Following this line of logic, and admittedly it’s the bear case where the global economic pie gets no bigger for years to come, the task then is to understand how intervention may evolve. Who will be the winners and how will markets respond? Is all intervention good for risk markets?

In the Middle East

While rational expectations theory may deeply flawed, I do believe that we are all driven by a selfish desire for more. Our various systems of government are designed to aggregate this singular ambition to exist. As such, institutional frameworks often embody this same cloying need to continue – let’s call it the ‘status quo’.

So, for example, while Egypt rejoices over the removal of Mubarak (coming in at number 20 on Parade’s worst dictators list here) there is little chance that western style democracy will fill the void.  That’s because the void is already full.  The institutional structure of the Egyptian economy is constructed around the all pervasive influence of its military.  If democracy exists, it exists within the heirarchical structure of that institution. US aid and arms exports (see Fortune’s cover story here) are designed to support that institution. If the hungry masses bang their fists on the gate, then it’ll be important to watch how the military responds. History would suggest that the path of least resistance will be to repress unrest, and the military is well designed for that purpose.

Large tracts of the planet are under the influence of such institutional systems – certainly the Middle East is riddled with them. These regimes ultimately maintain hegemony through force. They rely on a chain of command and the Nuremberg defence. They are not fountains of democracy. If the global economy continues to struggle, and the continued stimulatory response leads to food price inflation, then I think we can expect oil markets to remain sensitive to the changing of the guard in the Middle East.

(While such systems are not inherently evil, their stability seems to gravitate around individuals that are. At the extreme you arrive at Stalin’s earthly paradise where, as Khrushchev notes in his “Cult of Personality” speech, of the 1,966 delegates to the 17th party congress, 1,108 were arrested on charges of antirevolutionary crimes – while 98 of the 139 members of the party’s Contral Committe were shot.  ”This very fact shows how absurd, wild and contrary to common sense were the charges of counter-revolutionary crimes made against a majority of participants at the party congress”. And yet it happened.)

And China…

This type of analysis exposes a serious flaw in the commodity super-cycle theory. On the face of it, China operates under a institutional structure that has all the hallmarks of those hierarchical regimes described above. It is most certainly not a democracy even though portions of its population have been enjoying rapidly growing wealth. This makes blind faith in Chinese industrialisation a dangerous choice.  China does not have to continue down that path. History has plenty of precedent to suggest otherwise. If threatened from within, the centre is more likely to reassert control via the party hierarchy.
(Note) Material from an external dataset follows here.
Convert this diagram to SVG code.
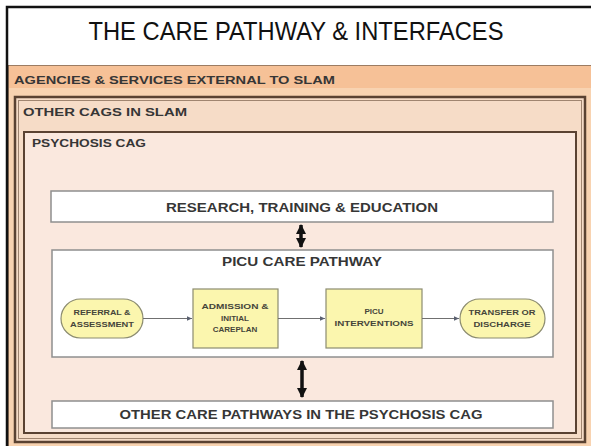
<svg xmlns="http://www.w3.org/2000/svg" width="591" height="446" viewBox="0 0 591 446">
<defs>
<marker id="sm" markerWidth="6" markerHeight="6" refX="5" refY="3" orient="auto" markerUnits="userSpaceOnUse"><path d="M0,0.8 L5,3 L0,5.2 Z" fill="#5a6070"/></marker>
<marker id="big" markerWidth="12" markerHeight="10" refX="9" refY="5" orient="auto-start-reverse" markerUnits="userSpaceOnUse"><path d="M0,0 L10,5 L0,10 Z" fill="#111"/></marker>
</defs>
<style>
.hdr{font-family:"Liberation Sans",Arial,sans-serif;font-weight:bold;fill:#363636}
.nt{font-family:"Liberation Sans",Arial,sans-serif;font-weight:bold;font-size:8px;fill:#45453a;text-anchor:middle}
.box{fill:#fff;stroke:#8f8f8f;stroke-width:1.5}
.yel{fill:#fbf6ae;stroke:#8c8c70;stroke-width:1.2}
.con{stroke:#707070;stroke-width:1;fill:none;marker-end:url(#sm)}
.dbl{stroke:#111;stroke-width:3.5;fill:none;marker-start:url(#big);marker-end:url(#big)}
</style>
<rect x="0" y="0" width="591" height="446" fill="#fff"/>
<g id="agencies">
<rect x="8" y="65" width="590" height="390" fill="#f8d3b1" stroke="#7d6048" stroke-width="1.5"/>
<rect x="9" y="66" width="582" height="22" fill="#f6c197"/>
<text class="hdr" x="14" y="83.5" font-size="10.5" textLength="321" lengthAdjust="spacingAndGlyphs">AGENCIES &amp; SERVICES EXTERNAL TO SLAM</text>
</g>
<g id="other-cags">
<rect x="15" y="97" width="570" height="345" fill="#f6dcc7" stroke="#5a4232" stroke-width="2.5"/>
<rect x="18.5" y="100.5" width="563" height="338" fill="none" stroke="#a08570" stroke-width="1"/>
<text class="hdr" x="23" y="116" font-size="10.5" textLength="164" lengthAdjust="spacingAndGlyphs">OTHER CAGS IN SLAM</text>
</g>
<g id="psychosis-cag">
<rect x="24" y="132" width="552" height="301" fill="#fae8de" stroke="#5a4232" stroke-width="2"/>
<text class="hdr" x="32" y="147" font-size="10.5" textLength="114" lengthAdjust="spacingAndGlyphs">PSYCHOSIS CAG</text>
</g>
<g id="title">
<rect x="7" y="7" width="590" height="58" fill="#fff"/>
<path d="M7,446 V7 H591" fill="none" stroke="#111" stroke-width="2.5"/>
<text x="296" y="40" font-family="Liberation Sans,Arial,sans-serif" font-size="25" fill="#111" text-anchor="middle" textLength="415" lengthAdjust="spacingAndGlyphs">THE CARE PATHWAY &amp; INTERFACES</text>
</g>
<g id="research">
<rect class="box" x="51" y="191" width="502" height="31"/>
<text class="hdr" x="302" y="211.5" font-size="12" text-anchor="middle" textLength="272" lengthAdjust="spacingAndGlyphs">RESEARCH, TRAINING &amp; EDUCATION</text>
</g>
<g id="picu-pathway">
<rect class="box" x="52" y="250" width="501" height="107"/>
<text class="hdr" x="302" y="266" font-size="12.5" text-anchor="middle" textLength="160" lengthAdjust="spacingAndGlyphs">PICU CARE PATHWAY</text>
</g>
<g id="other-pathways">
<rect class="box" x="52" y="401" width="501" height="27"/>
<text class="hdr" x="301" y="418.5" font-size="12.5" text-anchor="middle" textLength="363" lengthAdjust="spacingAndGlyphs">OTHER CARE PATHWAYS IN THE PSYCHOSIS CAG</text>
</g>
<g id="referral">
<rect class="yel" x="61" y="299" width="82" height="39" rx="19.5"/>
<text class="nt" x="102" y="315" textLength="57" lengthAdjust="spacingAndGlyphs">REFERRAL &amp;</text>
<text class="nt" x="102" y="327" textLength="64" lengthAdjust="spacingAndGlyphs">ASSESSMENT</text>
</g>
<g id="admission">
<rect class="yel" x="193" y="289" width="85" height="59"/>
<text class="nt" x="235" y="309" textLength="67" lengthAdjust="spacingAndGlyphs">ADMISSION &amp;</text>
<text class="nt" x="235" y="320.5">INITIAL</text>
<text class="nt" x="235" y="332">CAREPLAN</text>
</g>
<g id="interventions">
<rect class="yel" x="326" y="289" width="96" height="59"/>
<text class="nt" x="374" y="313.5">PICU</text>
<text class="nt" x="374" y="325.5" textLength="79" lengthAdjust="spacingAndGlyphs">INTERVENTIONS</text>
</g>
<g id="transfer">
<rect class="yel" x="460" y="299" width="85" height="39" rx="19.5"/>
<text class="nt" x="502" y="315" textLength="67" lengthAdjust="spacingAndGlyphs">TRANSFER OR</text>
<text class="nt" x="502" y="327" textLength="57" lengthAdjust="spacingAndGlyphs">DISCHARGE</text>
</g>
<g id="connectors">
<line class="con" x1="143" y1="318.5" x2="192" y2="318.5"/>
<line class="con" x1="278" y1="318.5" x2="325" y2="318.5"/>
<line class="con" x1="422" y1="318.5" x2="459" y2="318.5"/>
<line class="dbl" x1="301" y1="225" x2="301" y2="247"/>
<line class="dbl" x1="302" y1="361" x2="302" y2="397"/>
</g>
</svg>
The leadership may fear revolution, but the balance of probabilities favors the iron fist rather than glasnost as a way of containing it.
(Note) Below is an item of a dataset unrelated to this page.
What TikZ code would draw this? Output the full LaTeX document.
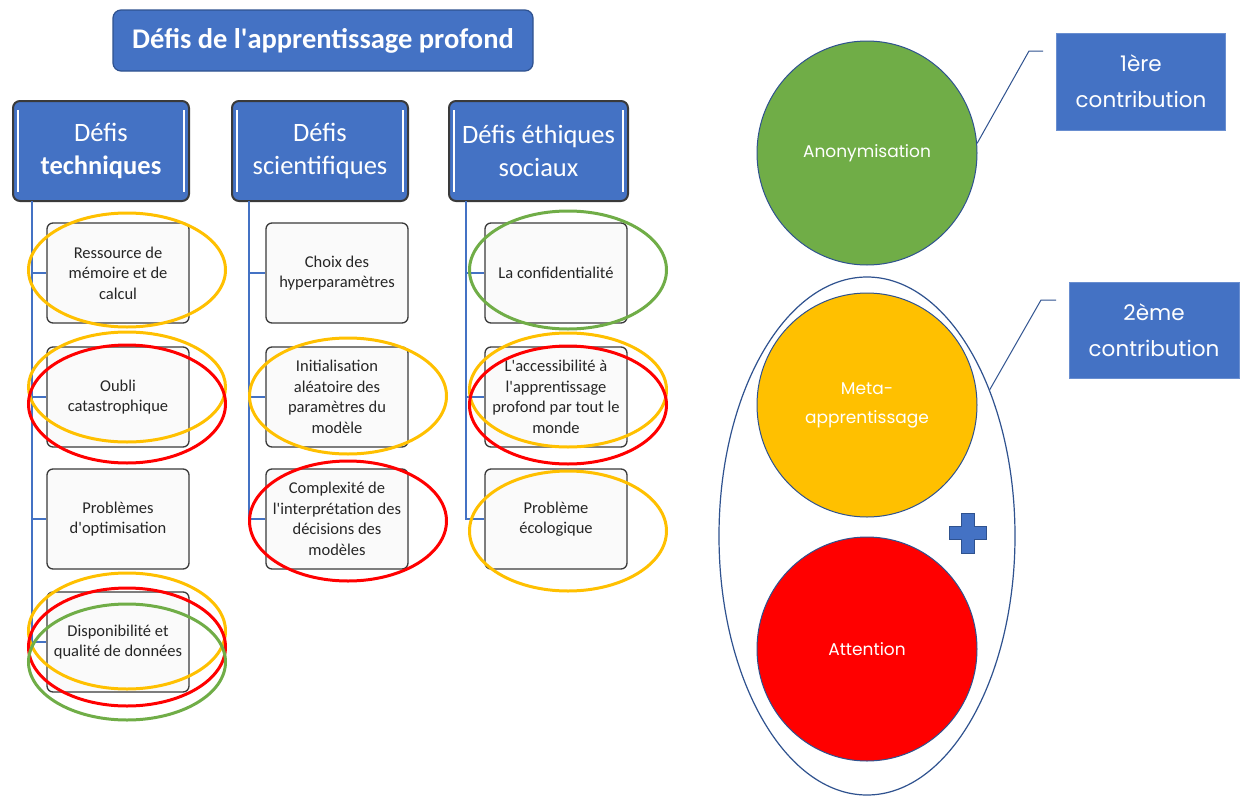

The point here is not that the iron curtain is about to be rehung. It is that there is a real risk that if the system is stressed, then the reaction of the institutional structures are unlikely to be ‘capitalist’ friendly. Now place that risk in the context of commodity prices that are priced for absolute certainty that China will industrialise over the next decade and the conclusion must be that the downside risk baked into industrial commodities prices in the current market is extreme.
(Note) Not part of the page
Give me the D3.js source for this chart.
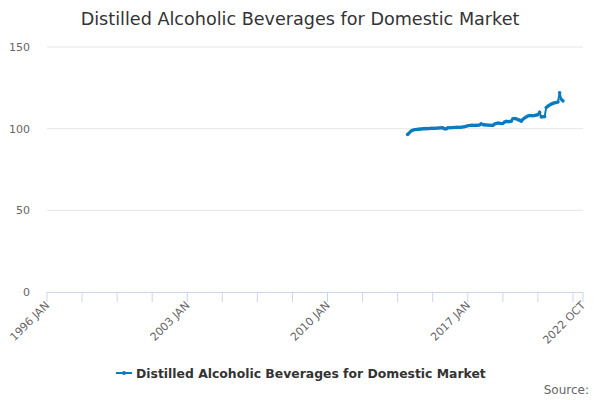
<!DOCTYPE html>
<html><head><meta charset="utf-8">
<script src="https://cdn.jsdelivr.net/npm/d3@7"></script>
<style>body{margin:0;background:#fff;font-family:"DejaVu Sans",sans-serif}</style>
</head><body><svg id="c" width="600" height="400"></svg>
<script>
const title = "Distilled Alcoholic Beverages for Domestic Market";
const seriesName = "Distilled Alcoholic Beverages for Domestic Market";
const startYear = 1996;
const dataStartMonth = 216; // 2014 JAN
const values = [
 96.5,97.5,98.5,99,99.3,99.5,99.6,99.7,99.8,99.9,100,100,
 100,100.1,100.2,100.2,100.3,100.3,100.4,100.4,100.5,100.5,100,99.8,
 100.5,100.6,100.6,100.7,100.7,100.8,100.8,100.8,100.9,101,101.2,101.5,
 101.8,101.9,102,102,102,102,102.1,102.2,103,102.5,102.3,102.2,
 102.2,102.1,102.1,102,102.8,103.2,103.4,103.3,103.2,103.2,104,104.5,
 104.3,104.4,104.6,106,106.2,106,105.5,105.2,104.5,105.8,106.5,107.2,
 107.8,108,108,107.9,108.1,108.3,108.5,110,107.2,107.3,107.4,113,
 113.8,114.5,115,115.5,115.8,116,116.3,122,118,117
];
const yTicks = [0,50,100,150];
const totalMonths = 321;

const svg = d3.select("#c");
const m = {l:47, r:583, t:47, b:292};
const x = d3.scaleLinear().domain([0,totalMonths]).range([m.l,m.r]);
const y = d3.scaleLinear().domain([0,150]).range([m.b,m.t]);

svg.append("text").attr("x",300).attr("y",25).attr("text-anchor","middle")
  .attr("font-size",17.6).attr("fill","#333").text(title);

svg.append("g").selectAll("line").data(yTicks.slice(1)).join("line")
  .attr("x1",m.l).attr("x2",m.r).attr("y1",d=>y(d)).attr("y2",d=>y(d))
  .attr("stroke","#e6e6e6");
svg.append("g").selectAll("text").data(yTicks).join("text")
  .attr("x",30).attr("y",d=>y(d)+4).attr("text-anchor","end")
  .attr("font-size",11).attr("fill","#666").text(d=>d);

svg.append("line").attr("x1",m.l).attr("x2",m.r).attr("y1",m.b+0.5).attr("y2",m.b+0.5).attr("stroke","#ccd6eb");
const tickMs = d3.range(0,totalMonths+1,21).concat([totalMonths]);
svg.append("g").selectAll("line").data(tickMs).join("line")
  .attr("x1",d=>x(d)).attr("x2",d=>x(d)).attr("y1",m.b).attr("y2",m.b+10).attr("stroke","#ccd6eb");
const mn = ["JAN","FEB","MAR","APR","MAY","JUN","JUL","AUG","SEP","OCT","NOV","DEC"];
const labMs = [0,84,168,252,totalMonths];
svg.append("g").selectAll("text").data(labMs).join("text")
  .attr("transform",d=>`translate(${x(d)+3},${m.b+14}) rotate(-45)`)
  .attr("text-anchor","end").attr("font-size",11).attr("fill","#666")
  .text(d=>(startYear+Math.floor(d/12))+" "+mn[d%12]);

const pts = values.map((v,i)=>[dataStartMonth+i,v]);
svg.append("path").datum(pts).attr("fill","none").attr("stroke","#0b7bc1").attr("stroke-width",2)
  .attr("d",d3.line().x(d=>x(d[0])).y(d=>y(d[1])));
svg.append("g").selectAll("circle").data(pts).join("circle")
  .attr("cx",d=>x(d[0])).attr("cy",d=>y(d[1])).attr("r",1.8).attr("fill","#0b7bc1");

const lg = svg.append("g");
lg.append("line").attr("x1",116).attr("x2",132).attr("y1",373).attr("y2",373).attr("stroke","#0b7bc1").attr("stroke-width",2);
lg.append("circle").attr("cx",124).attr("cy",373).attr("r",2).attr("fill","#0b7bc1");
lg.append("text").attr("x",136).attr("y",378).attr("font-size",12.4).attr("font-weight","bold").attr("fill","#333").text(seriesName);
svg.append("text").attr("x",589).attr("y",394).attr("text-anchor","end").attr("font-size",12).attr("fill","#666").text("Source:");
</script></body></html>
Whether China is likely to get stressed, I’m working on the assumption that it is easier to spend money than it is to reign in rampant price increases. So like all ‘swimming naked’ metaphors, we will only learn how command capitalism really works when the tide turns. If it is true that China has a serious case of over-investment, as seems reasonably likely, there is no ultimate escape from that mal-investment. The probability of a tipping point increases as commodity prices trip higher and squeeze the disposable income of the Chinese homemaker.

And the US…

So to the land of the free, in the absence of a commensurate revival of fortunes, the fat fingered hand of government is going to be handing out the food coupons for a while yet. The question is ‘for whose benefit’?
While the administration has been busying itself with support for all and sundry, the institution that has really been driving the redistribution of wealth effort has been the Fed.  Its QE programs, designed to lift asset prices ‘higher than they would otherwise be’, have sent equity markets skyward and with them the prices of real assets – principally the commodities that we all consume.  The owners of at least these assets have benefited.  But, remembering that the economic pie isn’t any bigger, at the expense of those that live a more cashflow oriented life.  Bernanke would have it that higher commodity prices aren’t a problem – that disposable incomes in the US aren’t sensitive to the price of corn, meat and wheat.  This is the clearest indication yet of where the Fed as an institution sits – and that is outside the political system.  It may not be sensitive to higher food prices, but the Congress sure is.

This points to the conflict that is brewing between the political process and the institutional structure that has built up around the Fed. Ultimately, the Fed reports to Congress - and while QE’s non-inflationary magic may cloud the looking glass for a while, the more that capital benefits at the expense of wage earners, the more the pressure for change will grow.

In short.

1) For the Federal Reserve, QE once started will be near impossible to get off.  QE will never deliver real economic growth in a deleveraging economy – wages and home prices will be the last to benefit from the unconventional easing.  So the Fed will keep running up the credit card until…

2) The political process stays stop.

Conclusion

To draw this random walk to close…

1) We are still running by the playbook that simply says – ‘risk-on’ when governments are stimulating, ‘risk-off’ when markets are left to their own devices. With valuations stretched to extremes from our assessment of fair-value, and liquidity now being tightened in China, and the end of QE2 on the near(ing) horizon, it’s time to de-risk the portfolio once again.

2) Political meddling in all its varied guises is going to be a feature of the world economy for years to come. We retain a core position in energy and a preference for the long side of precious metals and agricultural assets – as capital continues to run to real assets.  We’re out of industrial commodities – the risk/reward skew strongly favours the downside if you like to play that side of the fence.